-- begin DATA ROWS --
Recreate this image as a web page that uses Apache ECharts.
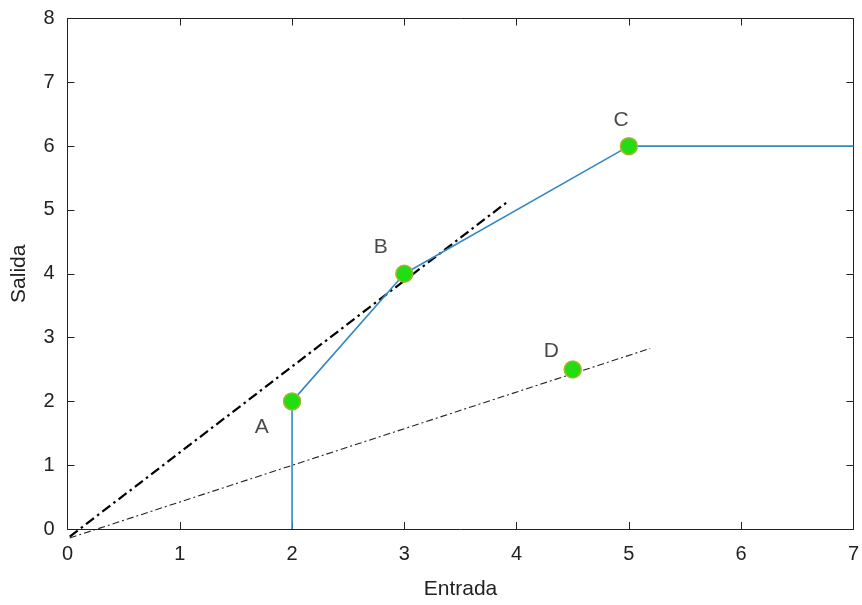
<!DOCTYPE html>
<html>
<head>
<meta charset="utf-8">
<script src="https://cdn.jsdelivr.net/npm/echarts@6/dist/echarts.min.js"></script>
<style>
  html, body { margin: 0; padding: 0; background: #fff; }
  #chart { width: 862px; height: 605px; }
</style>
</head>
<body>
<div id="chart"></div>
<script>
// Piecewise characteristic (Entrada -> Salida)
const curve = [[2, 0], [2, 2], [3, 4], [5, 6], [7, 6]];

// Operating points and their names
const pointNames = ['A', 'B', 'C', 'D'];
const pointValues = [[2, 2], [3, 4], [5, 6], [4.5, 2.5]];

// Where each point's letter sits
const letterPositions = [[1.73, 1.6], [2.79, 4.41], [4.93, 6.41], [4.31, 2.79]];

// Straight reference lines through the origin region
const tangentLine = [[0.02, -0.12], [3.92, 5.13]];
const secantLine = [[0.02, -0.14], [5.19, 2.83]];

// Axis ranges and ticks
const xTicks = [0, 1, 2, 3, 4, 5, 6, 7];
const yTicks = [0, 1, 2, 3, 4, 5, 6, 7, 8];

const FONT = '"Liberation Sans", Arial, Helvetica, sans-serif';
const INK = '#222222';

const baseAxisLine = { show: true, onZero: false, lineStyle: { color: INK, width: 1 } };
const baseTick = { show: true, inside: true, length: 7, lineStyle: { color: INK, width: 1 } };

const chart = echarts.init(document.getElementById('chart'), null, { renderer: 'canvas' });

chart.setOption({
  animation: false,
  backgroundColor: '#ffffff',
  grid: { left: 67.5, right: 4.5, top: 18.5, bottom: 71, containLabel: false },
  xAxis: [
    {
      type: 'value', position: 'bottom',
      min: xTicks[0], max: xTicks[xTicks.length - 1], interval: 1,
      name: 'Entrada', nameLocation: 'middle', nameGap: 50,
      nameTextStyle: { fontFamily: FONT, fontSize: 21, color: INK },
      axisLine: baseAxisLine, axisTick: baseTick,
      axisLabel: { fontFamily: FONT, fontSize: 20, color: INK, margin: 15 },
      splitLine: { show: false }
    },
    {
      type: 'value', position: 'top',
      min: xTicks[0], max: xTicks[xTicks.length - 1], interval: 1,
      axisLine: baseAxisLine, axisTick: baseTick,
      axisLabel: { show: false }, splitLine: { show: false }
    }
  ],
  yAxis: [
    {
      type: 'value', position: 'left',
      min: yTicks[0], max: yTicks[yTicks.length - 1], interval: 1,
      name: 'Salida', nameLocation: 'middle', nameGap: 38,
      nameTextStyle: { fontFamily: FONT, fontSize: 21, color: INK },
      axisLine: baseAxisLine, axisTick: baseTick,
      axisLabel: { fontFamily: FONT, fontSize: 20, color: INK, margin: 13 },
      splitLine: { show: false }
    },
    {
      type: 'value', position: 'right',
      min: yTicks[0], max: yTicks[yTicks.length - 1], interval: 1,
      axisLine: baseAxisLine, axisTick: baseTick,
      axisLabel: { show: false }, splitLine: { show: false }
    }
  ],
  series: [
    {
      type: 'line', data: tangentLine, showSymbol: false, clip: false, z: 3,
      lineStyle: { color: '#000', width: 2.2, type: [10, 4, 2.5, 4] }
    },
    {
      type: 'line', data: secantLine, showSymbol: false, clip: false, z: 3,
      lineStyle: { color: '#222', width: 1.1, type: [7, 3, 2, 3] }
    },
    {
      type: 'line', data: curve, showSymbol: false, z: 4,
      lineStyle: { color: '#3489c2', width: 1.6 }
    },
    {
      type: 'scatter', z: 5,
      data: pointValues.map((v, i) => ({ name: pointNames[i], value: v })),
      symbol: 'circle', symbolSize: 17,
      itemStyle: { color: '#22dd11', borderColor: '#a9b52c', borderWidth: 1.5, opacity: 1 }
    },
    {
      type: 'scatter', z: 6, symbolSize: 0,
      data: letterPositions.map((v, i) => ({ name: pointNames[i], value: v })),
      label: {
        show: true, position: 'inside', formatter: p => p.name,
        fontFamily: FONT, fontSize: 21, color: '#1a1a1a'
      }
    }
  ]
});
</script>
</body>
</html>
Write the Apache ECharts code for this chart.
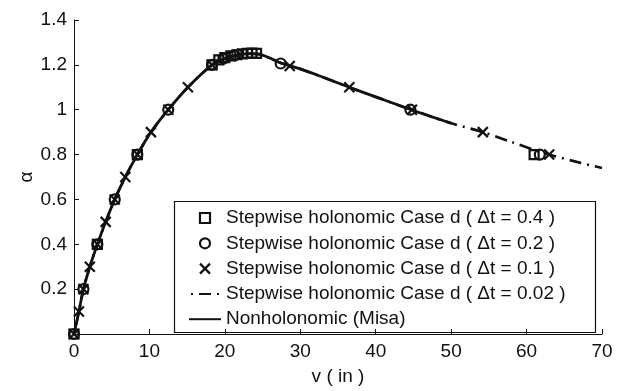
-- end DATA ROWS --
Restate the records word for word, omitting images.

**ANSWER TO THE EXERCISE:**
Recreate this image as a web page that uses Apache ECharts.
<!DOCTYPE html>
<html>
<head>
<meta charset="utf-8">
<script src="https://cdn.jsdelivr.net/npm/echarts@6/dist/echarts.min.js"></script>
<style>
  html, body { margin: 0; padding: 0; background: #fff; }
  #chart { width: 862px; height: 605px; }
</style>
</head>
<body>
<div id="chart"></div>
<script>
// Piecewise characteristic (Entrada -> Salida)
const curve = [[2, 0], [2, 2], [3, 4], [5, 6], [7, 6]];

// Operating points and their names
const pointNames = ['A', 'B', 'C', 'D'];
const pointValues = [[2, 2], [3, 4], [5, 6], [4.5, 2.5]];

// Where each point's letter sits
const letterPositions = [[1.73, 1.6], [2.79, 4.41], [4.93, 6.41], [4.31, 2.79]];

// Straight reference lines through the origin region
const tangentLine = [[0.02, -0.12], [3.92, 5.13]];
const secantLine = [[0.02, -0.14], [5.19, 2.83]];

// Axis ranges and ticks
const xTicks = [0, 1, 2, 3, 4, 5, 6, 7];
const yTicks = [0, 1, 2, 3, 4, 5, 6, 7, 8];

const FONT = '"Liberation Sans", Arial, Helvetica, sans-serif';
const INK = '#222222';

const baseAxisLine = { show: true, onZero: false, lineStyle: { color: INK, width: 1 } };
const baseTick = { show: true, inside: true, length: 7, lineStyle: { color: INK, width: 1 } };

const chart = echarts.init(document.getElementById('chart'), null, { renderer: 'canvas' });

chart.setOption({
  animation: false,
  backgroundColor: '#ffffff',
  grid: { left: 67.5, right: 4.5, top: 18.5, bottom: 71, containLabel: false },
  xAxis: [
    {
      type: 'value', position: 'bottom',
      min: xTicks[0], max: xTicks[xTicks.length - 1], interval: 1,
      name: 'Entrada', nameLocation: 'middle', nameGap: 50,
      nameTextStyle: { fontFamily: FONT, fontSize: 21, color: INK },
      axisLine: baseAxisLine, axisTick: baseTick,
      axisLabel: { fontFamily: FONT, fontSize: 20, color: INK, margin: 15 },
      splitLine: { show: false }
    },
    {
      type: 'value', position: 'top',
      min: xTicks[0], max: xTicks[xTicks.length - 1], interval: 1,
      axisLine: baseAxisLine, axisTick: baseTick,
      axisLabel: { show: false }, splitLine: { show: false }
    }
  ],
  yAxis: [
    {
      type: 'value', position: 'left',
      min: yTicks[0], max: yTicks[yTicks.length - 1], interval: 1,
      name: 'Salida', nameLocation: 'middle', nameGap: 38,
      nameTextStyle: { fontFamily: FONT, fontSize: 21, color: INK },
      axisLine: baseAxisLine, axisTick: baseTick,
      axisLabel: { fontFamily: FONT, fontSize: 20, color: INK, margin: 13 },
      splitLine: { show: false }
    },
    {
      type: 'value', position: 'right',
      min: yTicks[0], max: yTicks[yTicks.length - 1], interval: 1,
      axisLine: baseAxisLine, axisTick: baseTick,
      axisLabel: { show: false }, splitLine: { show: false }
    }
  ],
  series: [
    {
      type: 'line', data: tangentLine, showSymbol: false, clip: false, z: 3,
      lineStyle: { color: '#000', width: 2.2, type: [10, 4, 2.5, 4] }
    },
    {
      type: 'line', data: secantLine, showSymbol: false, clip: false, z: 3,
      lineStyle: { color: '#222', width: 1.1, type: [7, 3, 2, 3] }
    },
    {
      type: 'line', data: curve, showSymbol: false, z: 4,
      lineStyle: { color: '#3489c2', width: 1.6 }
    },
    {
      type: 'scatter', z: 5,
      data: pointValues.map((v, i) => ({ name: pointNames[i], value: v })),
      symbol: 'circle', symbolSize: 17,
      itemStyle: { color: '#22dd11', borderColor: '#a9b52c', borderWidth: 1.5, opacity: 1 }
    },
    {
      type: 'scatter', z: 6, symbolSize: 0,
      data: letterPositions.map((v, i) => ({ name: pointNames[i], value: v })),
      label: {
        show: true, position: 'inside', formatter: p => p.name,
        fontFamily: FONT, fontSize: 21, color: '#1a1a1a'
      }
    }
  ]
});
</script>
</body>
</html>
Write the Apache ECharts code for this chart.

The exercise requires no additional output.